[Given problem]
Provide the number of lines where the word "with" occurs, and no other text.

[Data in this exercise]
──────
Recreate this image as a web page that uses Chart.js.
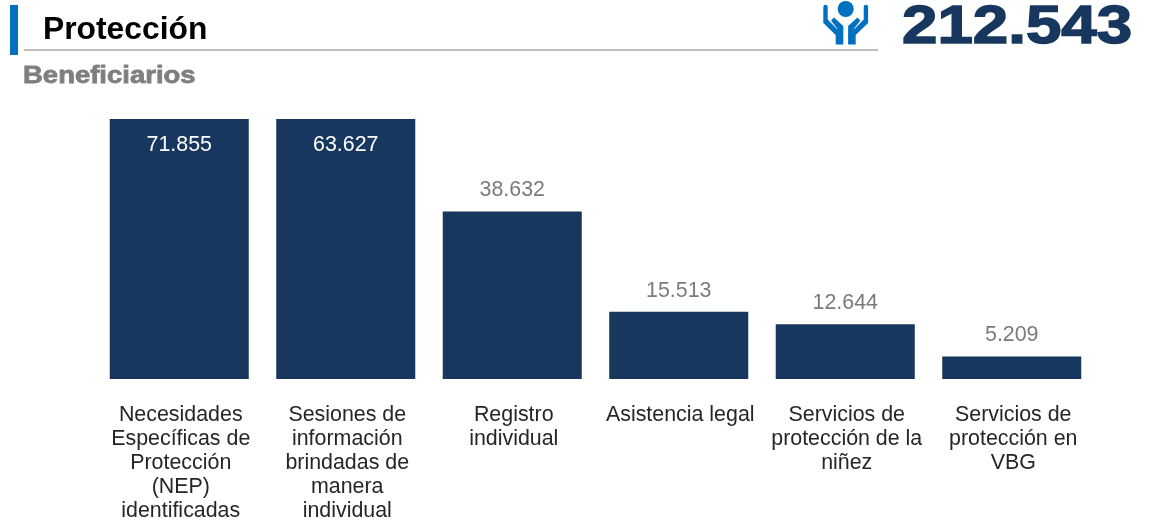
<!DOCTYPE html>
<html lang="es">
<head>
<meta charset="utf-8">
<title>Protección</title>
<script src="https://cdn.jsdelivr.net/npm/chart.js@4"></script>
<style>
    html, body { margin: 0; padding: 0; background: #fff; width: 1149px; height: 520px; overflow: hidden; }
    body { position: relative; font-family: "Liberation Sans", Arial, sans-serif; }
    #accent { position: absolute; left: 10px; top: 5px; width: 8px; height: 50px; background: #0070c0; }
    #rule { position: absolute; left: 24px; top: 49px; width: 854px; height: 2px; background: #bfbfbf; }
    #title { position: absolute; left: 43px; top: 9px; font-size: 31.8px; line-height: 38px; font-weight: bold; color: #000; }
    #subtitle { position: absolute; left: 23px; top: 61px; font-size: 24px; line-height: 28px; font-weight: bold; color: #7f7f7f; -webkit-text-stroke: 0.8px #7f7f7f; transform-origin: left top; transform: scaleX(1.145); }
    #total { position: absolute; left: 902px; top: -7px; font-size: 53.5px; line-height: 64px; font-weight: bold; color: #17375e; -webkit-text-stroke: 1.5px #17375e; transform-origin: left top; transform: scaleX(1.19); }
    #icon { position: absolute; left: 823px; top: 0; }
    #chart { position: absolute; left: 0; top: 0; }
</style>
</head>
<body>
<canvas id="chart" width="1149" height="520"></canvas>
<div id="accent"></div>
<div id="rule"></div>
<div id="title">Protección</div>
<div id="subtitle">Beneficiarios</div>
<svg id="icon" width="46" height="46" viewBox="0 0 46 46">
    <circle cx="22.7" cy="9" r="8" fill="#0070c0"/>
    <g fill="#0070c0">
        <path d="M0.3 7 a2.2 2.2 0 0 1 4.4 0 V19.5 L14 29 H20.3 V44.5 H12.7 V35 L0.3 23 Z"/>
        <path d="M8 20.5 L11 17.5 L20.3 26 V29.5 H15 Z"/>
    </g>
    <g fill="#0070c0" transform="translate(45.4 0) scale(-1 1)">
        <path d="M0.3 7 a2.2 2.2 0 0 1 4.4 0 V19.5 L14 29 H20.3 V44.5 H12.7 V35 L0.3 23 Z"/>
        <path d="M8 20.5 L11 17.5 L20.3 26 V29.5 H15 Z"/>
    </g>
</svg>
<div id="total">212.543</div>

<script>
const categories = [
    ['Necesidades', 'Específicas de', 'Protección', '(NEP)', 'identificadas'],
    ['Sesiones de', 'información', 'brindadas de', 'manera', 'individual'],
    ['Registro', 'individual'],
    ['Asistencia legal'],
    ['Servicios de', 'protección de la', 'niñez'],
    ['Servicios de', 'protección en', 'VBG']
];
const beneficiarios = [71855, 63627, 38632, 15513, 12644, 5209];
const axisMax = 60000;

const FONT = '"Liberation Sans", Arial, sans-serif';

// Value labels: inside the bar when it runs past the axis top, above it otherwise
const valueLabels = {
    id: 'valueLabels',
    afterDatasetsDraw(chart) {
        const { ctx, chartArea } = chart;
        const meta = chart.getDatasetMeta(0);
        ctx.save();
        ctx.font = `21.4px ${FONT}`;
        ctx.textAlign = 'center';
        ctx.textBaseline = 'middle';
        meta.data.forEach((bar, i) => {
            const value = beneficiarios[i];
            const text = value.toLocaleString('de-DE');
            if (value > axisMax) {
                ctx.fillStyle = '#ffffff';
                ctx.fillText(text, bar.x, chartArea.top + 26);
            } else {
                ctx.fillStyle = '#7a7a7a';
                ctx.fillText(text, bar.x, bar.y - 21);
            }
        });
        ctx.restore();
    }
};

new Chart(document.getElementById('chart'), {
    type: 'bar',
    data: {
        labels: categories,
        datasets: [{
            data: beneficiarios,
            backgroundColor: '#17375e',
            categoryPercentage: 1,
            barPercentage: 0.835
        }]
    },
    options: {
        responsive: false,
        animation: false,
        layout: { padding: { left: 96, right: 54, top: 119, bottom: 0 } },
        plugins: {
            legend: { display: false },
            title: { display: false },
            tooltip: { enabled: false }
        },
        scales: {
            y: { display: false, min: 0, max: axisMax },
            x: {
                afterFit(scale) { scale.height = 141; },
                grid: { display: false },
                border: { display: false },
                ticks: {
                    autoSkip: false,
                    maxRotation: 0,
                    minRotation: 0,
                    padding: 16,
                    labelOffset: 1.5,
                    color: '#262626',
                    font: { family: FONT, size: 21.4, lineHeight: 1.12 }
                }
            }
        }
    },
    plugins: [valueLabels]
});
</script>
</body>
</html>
──────
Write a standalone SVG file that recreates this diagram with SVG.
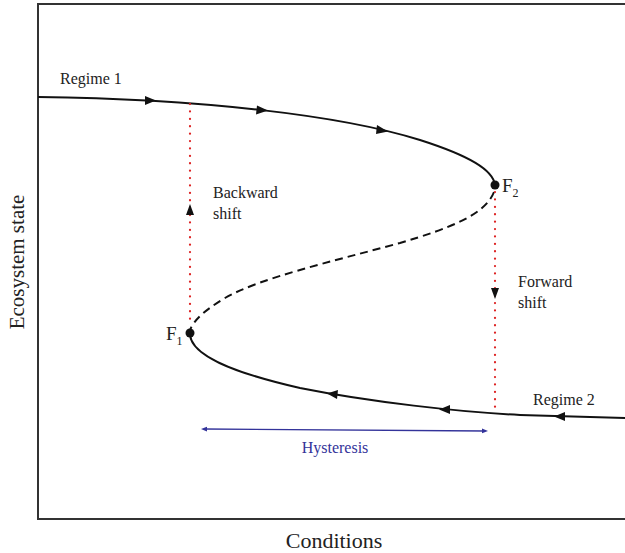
──────
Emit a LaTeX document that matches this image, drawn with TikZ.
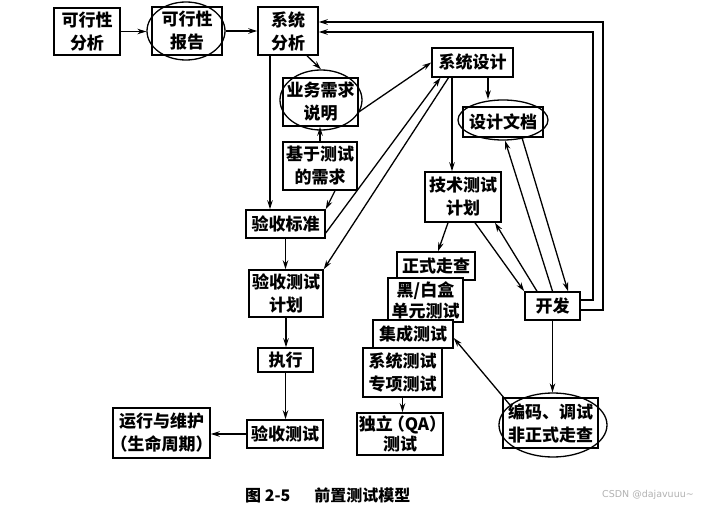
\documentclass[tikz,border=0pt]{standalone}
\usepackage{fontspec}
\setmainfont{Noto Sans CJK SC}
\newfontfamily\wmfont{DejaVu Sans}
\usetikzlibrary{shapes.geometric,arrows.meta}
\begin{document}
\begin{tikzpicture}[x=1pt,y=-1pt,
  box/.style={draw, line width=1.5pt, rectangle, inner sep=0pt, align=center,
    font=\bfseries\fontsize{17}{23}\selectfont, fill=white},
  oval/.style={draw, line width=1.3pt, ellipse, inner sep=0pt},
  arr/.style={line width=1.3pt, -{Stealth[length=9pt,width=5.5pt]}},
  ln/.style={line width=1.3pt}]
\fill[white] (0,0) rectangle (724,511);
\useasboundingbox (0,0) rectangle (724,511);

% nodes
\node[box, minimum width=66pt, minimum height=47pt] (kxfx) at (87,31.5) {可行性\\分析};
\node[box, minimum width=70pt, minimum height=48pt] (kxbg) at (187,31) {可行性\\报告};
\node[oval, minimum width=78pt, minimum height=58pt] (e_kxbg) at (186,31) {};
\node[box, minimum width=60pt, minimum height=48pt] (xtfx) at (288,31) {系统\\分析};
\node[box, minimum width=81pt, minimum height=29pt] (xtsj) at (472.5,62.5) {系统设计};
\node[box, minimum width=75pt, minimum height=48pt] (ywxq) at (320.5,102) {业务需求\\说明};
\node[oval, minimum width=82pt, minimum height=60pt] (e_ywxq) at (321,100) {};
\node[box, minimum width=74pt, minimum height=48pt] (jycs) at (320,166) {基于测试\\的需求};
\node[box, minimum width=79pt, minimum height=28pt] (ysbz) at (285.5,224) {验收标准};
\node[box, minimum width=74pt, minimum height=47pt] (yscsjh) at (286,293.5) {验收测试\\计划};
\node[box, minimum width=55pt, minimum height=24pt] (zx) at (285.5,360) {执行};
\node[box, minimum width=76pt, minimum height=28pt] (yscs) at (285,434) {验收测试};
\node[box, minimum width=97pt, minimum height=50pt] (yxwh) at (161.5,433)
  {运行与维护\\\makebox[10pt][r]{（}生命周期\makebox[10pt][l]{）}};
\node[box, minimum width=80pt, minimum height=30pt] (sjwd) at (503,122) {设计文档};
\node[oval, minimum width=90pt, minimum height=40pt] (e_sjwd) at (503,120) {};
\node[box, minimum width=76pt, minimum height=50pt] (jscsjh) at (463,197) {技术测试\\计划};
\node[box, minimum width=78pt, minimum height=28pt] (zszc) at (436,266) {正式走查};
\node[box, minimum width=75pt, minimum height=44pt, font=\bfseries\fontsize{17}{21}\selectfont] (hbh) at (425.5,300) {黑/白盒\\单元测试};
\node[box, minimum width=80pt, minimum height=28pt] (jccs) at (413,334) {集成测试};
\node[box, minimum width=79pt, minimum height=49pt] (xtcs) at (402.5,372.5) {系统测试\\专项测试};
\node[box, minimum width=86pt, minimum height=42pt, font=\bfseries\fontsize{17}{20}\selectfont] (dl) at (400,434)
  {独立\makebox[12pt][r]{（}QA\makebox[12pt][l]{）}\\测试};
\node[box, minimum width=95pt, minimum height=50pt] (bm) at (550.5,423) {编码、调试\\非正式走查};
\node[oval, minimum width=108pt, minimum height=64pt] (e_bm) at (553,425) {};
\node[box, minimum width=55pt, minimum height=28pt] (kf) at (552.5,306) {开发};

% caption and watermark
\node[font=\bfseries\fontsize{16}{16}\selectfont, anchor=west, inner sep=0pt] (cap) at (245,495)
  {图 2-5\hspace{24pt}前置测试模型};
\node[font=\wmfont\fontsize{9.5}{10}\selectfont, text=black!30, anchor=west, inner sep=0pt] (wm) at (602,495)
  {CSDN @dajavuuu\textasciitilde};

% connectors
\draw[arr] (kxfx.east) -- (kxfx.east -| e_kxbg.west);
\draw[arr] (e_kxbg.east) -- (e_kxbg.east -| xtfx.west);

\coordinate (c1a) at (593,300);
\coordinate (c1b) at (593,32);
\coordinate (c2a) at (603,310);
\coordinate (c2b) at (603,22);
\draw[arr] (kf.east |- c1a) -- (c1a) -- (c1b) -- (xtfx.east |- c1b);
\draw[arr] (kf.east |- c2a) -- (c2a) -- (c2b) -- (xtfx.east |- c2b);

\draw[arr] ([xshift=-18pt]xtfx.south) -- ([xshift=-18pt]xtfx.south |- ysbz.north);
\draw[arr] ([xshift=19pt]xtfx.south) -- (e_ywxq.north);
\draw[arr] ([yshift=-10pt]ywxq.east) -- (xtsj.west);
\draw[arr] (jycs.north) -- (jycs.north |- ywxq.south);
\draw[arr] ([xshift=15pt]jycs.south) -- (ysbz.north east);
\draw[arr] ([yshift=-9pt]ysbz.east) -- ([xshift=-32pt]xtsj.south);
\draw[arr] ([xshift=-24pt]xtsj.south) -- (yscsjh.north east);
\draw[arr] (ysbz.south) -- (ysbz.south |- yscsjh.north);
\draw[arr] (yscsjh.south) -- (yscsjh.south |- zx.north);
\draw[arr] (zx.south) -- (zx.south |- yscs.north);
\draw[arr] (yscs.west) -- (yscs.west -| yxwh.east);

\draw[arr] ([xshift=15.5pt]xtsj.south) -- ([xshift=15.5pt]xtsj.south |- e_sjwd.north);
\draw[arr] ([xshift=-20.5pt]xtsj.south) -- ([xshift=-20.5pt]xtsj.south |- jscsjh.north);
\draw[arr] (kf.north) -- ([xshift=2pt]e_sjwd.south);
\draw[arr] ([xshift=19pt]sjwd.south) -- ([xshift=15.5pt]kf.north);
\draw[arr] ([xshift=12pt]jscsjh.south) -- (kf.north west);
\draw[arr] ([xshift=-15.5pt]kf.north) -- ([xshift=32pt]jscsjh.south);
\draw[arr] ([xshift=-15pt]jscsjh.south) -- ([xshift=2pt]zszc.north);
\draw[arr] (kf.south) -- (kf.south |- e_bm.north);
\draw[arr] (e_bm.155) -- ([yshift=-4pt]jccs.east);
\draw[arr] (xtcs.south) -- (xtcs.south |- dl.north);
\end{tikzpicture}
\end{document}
──────
[The result]
2